Legislative change a positive for cyclists injured on Victorian roads
Shortly after the Reynolds case was decided, the law was changed to expand the common law rights of cyclists injured in car dooring accidents.
Prior to these changes, injured cyclists pursuing TAC common law compensation needed to prove that the owner and/or driver of a motor vehicle was at fault for the accident. This created significant issues for injured cyclists – as highlighted in the case of Reynolds. Injured cyclists were required to establish a connection between the acts and/or omissions of the driver and their passengers, which proved difficult, and depended on the facts of each case.
The TAC is now able to indemnify (insure) passengers for car dooring incidents, along with the owner and/or driver of a motor vehicle. However, injured cyclists must still prove the other thresholds required to access common law damages, such as whether they have sustained a ‘serious injury’ and whether the person who opened the door was at fault.
It is likely the legislative changes will assist cyclists injured in car dooring incidents to access TAC common law compensation.

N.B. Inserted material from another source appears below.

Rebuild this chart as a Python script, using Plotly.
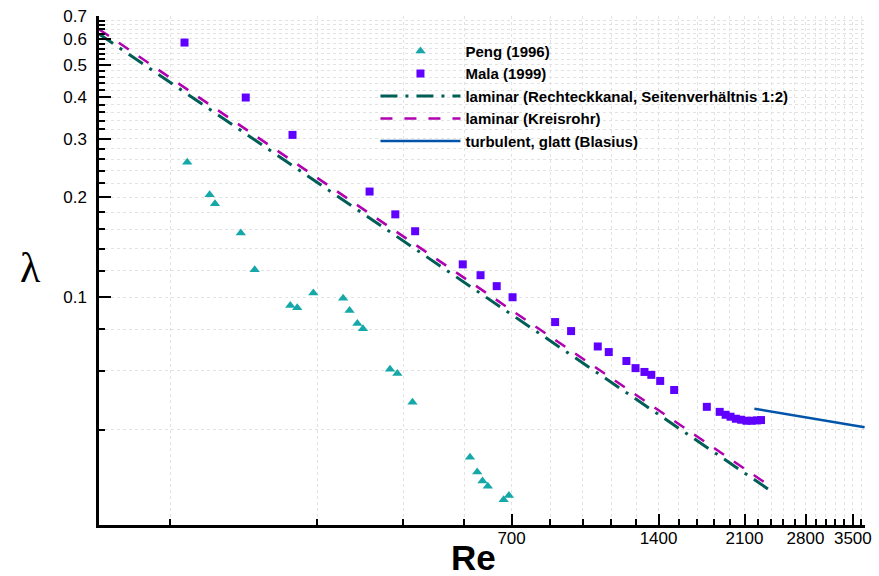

The changes will apply for all transport accidents on or after 6 July 2022.
This case of Reynolds highlights that a driver’s duty of care, in appropriate circumstances, extends to the duty to warn of potential hazards to their passengers and other road users, such as cyclists.
The case and legislative changes also serve as an important reminder for drivers and their passengers to be vigilant on our roads and to be on the lookout for any potential hazards to other road users, including motorists, cyclists and pedestrians.